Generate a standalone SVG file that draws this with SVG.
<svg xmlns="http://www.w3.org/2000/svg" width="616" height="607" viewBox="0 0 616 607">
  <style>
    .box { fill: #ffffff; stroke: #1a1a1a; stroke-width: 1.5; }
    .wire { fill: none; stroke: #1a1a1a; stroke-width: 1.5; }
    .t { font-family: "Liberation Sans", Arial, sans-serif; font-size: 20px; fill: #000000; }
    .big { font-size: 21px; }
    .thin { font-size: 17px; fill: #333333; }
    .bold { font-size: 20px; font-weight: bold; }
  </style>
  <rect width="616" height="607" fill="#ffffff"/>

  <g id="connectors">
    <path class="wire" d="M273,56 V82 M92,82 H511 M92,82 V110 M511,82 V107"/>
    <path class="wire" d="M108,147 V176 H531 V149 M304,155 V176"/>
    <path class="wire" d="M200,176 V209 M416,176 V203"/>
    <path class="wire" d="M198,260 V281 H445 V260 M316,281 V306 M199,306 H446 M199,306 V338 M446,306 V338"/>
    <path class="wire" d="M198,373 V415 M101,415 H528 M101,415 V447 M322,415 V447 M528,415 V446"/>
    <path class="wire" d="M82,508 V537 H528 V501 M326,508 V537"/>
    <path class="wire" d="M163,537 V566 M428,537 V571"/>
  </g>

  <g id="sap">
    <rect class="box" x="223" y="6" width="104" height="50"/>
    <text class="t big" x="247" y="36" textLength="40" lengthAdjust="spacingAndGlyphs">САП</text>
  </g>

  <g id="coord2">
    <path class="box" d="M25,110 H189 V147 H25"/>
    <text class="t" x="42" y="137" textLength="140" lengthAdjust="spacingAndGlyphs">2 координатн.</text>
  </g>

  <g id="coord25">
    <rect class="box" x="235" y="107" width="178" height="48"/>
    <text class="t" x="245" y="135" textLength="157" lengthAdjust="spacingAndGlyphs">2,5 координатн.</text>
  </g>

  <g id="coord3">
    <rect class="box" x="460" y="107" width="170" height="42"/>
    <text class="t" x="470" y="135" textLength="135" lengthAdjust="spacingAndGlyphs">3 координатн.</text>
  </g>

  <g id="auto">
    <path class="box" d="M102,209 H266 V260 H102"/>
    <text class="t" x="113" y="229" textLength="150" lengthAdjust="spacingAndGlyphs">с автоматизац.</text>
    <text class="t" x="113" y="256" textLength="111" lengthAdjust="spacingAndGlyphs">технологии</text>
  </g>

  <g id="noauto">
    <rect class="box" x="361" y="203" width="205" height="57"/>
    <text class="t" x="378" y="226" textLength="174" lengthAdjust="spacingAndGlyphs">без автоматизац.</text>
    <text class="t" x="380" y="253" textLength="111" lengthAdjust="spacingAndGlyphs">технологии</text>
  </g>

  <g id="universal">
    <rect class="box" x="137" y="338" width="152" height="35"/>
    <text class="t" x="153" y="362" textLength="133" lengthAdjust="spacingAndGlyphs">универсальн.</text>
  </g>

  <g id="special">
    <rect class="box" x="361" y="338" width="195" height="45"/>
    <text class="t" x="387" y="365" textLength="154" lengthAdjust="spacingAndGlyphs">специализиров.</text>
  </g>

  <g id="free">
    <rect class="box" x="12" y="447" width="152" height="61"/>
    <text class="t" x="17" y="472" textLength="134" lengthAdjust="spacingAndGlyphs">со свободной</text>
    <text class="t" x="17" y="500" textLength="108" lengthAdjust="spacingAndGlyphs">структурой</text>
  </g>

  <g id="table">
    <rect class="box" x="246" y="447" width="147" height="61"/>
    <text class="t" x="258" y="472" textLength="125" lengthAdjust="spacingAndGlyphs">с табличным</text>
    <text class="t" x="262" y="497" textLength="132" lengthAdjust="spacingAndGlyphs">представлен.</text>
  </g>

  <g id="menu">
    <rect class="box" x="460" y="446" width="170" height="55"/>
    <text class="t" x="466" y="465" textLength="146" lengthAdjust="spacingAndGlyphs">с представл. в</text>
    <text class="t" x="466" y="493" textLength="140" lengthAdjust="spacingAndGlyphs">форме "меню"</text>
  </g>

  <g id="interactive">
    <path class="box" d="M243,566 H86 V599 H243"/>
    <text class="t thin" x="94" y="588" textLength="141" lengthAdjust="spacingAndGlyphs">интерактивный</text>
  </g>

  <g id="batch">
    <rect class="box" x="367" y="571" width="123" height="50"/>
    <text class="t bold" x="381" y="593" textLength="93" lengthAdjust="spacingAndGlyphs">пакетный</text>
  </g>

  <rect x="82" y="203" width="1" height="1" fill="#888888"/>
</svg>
● ● ● ● ● ● ●
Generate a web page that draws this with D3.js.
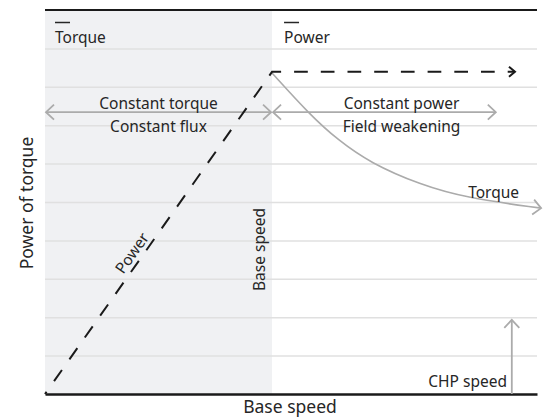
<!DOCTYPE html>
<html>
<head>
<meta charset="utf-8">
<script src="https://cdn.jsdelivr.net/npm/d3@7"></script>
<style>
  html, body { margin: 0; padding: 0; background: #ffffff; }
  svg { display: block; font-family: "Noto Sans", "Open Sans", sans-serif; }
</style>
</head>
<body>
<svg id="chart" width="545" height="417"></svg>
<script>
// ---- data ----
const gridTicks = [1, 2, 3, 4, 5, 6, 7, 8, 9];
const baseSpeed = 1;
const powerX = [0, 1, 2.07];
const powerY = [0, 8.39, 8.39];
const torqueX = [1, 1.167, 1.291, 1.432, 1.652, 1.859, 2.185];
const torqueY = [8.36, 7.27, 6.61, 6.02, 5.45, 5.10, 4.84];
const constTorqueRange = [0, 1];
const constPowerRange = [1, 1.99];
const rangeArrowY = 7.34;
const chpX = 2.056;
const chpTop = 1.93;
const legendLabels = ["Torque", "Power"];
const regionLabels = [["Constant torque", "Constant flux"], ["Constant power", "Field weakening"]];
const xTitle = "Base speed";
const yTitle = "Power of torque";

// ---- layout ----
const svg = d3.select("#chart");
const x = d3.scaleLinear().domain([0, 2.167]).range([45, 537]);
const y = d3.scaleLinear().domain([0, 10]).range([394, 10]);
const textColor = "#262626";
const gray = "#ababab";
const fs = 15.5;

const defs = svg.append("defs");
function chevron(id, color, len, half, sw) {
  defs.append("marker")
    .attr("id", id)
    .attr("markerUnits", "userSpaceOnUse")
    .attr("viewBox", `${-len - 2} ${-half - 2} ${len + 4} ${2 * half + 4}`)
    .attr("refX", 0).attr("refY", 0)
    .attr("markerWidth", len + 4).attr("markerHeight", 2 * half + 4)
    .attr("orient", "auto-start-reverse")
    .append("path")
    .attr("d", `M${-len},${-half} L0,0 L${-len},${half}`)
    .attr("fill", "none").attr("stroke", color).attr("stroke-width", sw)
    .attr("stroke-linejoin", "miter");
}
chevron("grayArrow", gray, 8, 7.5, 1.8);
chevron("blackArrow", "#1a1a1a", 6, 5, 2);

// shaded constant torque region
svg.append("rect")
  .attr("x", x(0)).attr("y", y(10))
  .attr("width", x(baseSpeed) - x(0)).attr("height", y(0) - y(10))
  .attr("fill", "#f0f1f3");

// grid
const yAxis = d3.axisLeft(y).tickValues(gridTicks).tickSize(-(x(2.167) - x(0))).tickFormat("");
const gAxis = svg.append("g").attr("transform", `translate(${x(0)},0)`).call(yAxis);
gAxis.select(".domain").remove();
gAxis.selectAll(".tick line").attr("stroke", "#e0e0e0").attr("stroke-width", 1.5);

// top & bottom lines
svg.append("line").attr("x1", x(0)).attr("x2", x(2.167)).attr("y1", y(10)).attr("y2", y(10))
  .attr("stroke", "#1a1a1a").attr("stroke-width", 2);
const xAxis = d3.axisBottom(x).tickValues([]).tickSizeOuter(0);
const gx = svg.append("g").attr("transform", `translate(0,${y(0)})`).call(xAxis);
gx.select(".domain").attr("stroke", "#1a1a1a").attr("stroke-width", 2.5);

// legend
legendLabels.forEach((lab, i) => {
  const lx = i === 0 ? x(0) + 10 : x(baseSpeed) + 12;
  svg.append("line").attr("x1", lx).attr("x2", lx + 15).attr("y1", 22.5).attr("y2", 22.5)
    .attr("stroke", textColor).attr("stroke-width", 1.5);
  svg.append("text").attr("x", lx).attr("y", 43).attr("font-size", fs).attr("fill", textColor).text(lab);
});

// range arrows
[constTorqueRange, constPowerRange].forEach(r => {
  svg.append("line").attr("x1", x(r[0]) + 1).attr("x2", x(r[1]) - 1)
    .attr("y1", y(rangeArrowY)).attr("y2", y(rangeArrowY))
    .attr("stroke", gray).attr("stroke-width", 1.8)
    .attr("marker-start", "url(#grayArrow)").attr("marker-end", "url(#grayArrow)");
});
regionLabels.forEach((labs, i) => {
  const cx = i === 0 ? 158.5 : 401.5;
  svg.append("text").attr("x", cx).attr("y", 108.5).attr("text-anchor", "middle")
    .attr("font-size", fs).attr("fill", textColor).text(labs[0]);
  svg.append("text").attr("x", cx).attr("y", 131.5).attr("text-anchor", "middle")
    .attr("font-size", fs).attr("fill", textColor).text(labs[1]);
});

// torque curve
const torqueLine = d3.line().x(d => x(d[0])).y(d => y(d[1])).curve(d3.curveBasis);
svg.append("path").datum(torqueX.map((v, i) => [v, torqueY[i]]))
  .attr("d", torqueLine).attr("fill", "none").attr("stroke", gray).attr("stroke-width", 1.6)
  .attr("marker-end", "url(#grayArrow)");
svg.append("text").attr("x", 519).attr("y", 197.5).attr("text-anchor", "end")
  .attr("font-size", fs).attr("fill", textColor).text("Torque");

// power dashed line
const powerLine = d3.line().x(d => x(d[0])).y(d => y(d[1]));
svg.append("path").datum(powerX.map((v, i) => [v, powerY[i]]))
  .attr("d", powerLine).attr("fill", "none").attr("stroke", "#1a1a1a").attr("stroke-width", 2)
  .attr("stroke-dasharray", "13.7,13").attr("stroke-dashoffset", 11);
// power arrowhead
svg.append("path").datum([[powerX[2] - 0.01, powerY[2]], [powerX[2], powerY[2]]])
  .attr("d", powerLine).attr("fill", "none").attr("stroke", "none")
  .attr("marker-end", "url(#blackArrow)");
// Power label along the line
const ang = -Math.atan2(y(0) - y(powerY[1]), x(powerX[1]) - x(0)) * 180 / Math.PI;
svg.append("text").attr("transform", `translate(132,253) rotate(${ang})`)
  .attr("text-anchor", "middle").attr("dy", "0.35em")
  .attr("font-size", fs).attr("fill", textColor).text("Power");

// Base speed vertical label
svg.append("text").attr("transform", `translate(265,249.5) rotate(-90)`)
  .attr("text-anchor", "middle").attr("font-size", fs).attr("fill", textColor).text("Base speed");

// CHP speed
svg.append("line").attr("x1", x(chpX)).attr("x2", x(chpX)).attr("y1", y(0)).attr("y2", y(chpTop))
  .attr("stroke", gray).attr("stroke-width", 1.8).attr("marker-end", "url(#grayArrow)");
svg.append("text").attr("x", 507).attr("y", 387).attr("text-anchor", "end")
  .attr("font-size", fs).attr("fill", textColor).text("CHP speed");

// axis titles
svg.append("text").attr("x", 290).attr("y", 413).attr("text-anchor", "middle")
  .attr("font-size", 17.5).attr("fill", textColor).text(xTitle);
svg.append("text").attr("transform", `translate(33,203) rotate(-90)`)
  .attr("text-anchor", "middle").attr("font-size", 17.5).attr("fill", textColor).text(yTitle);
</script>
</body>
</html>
● ● ● ● ● ● ●
**What is being asked**
Choose all lines containing the string "draws" and copy them out.

**Result**
Generate a standalone SVG file that draws this with SVG.
Generate a web page that draws this with D3.js.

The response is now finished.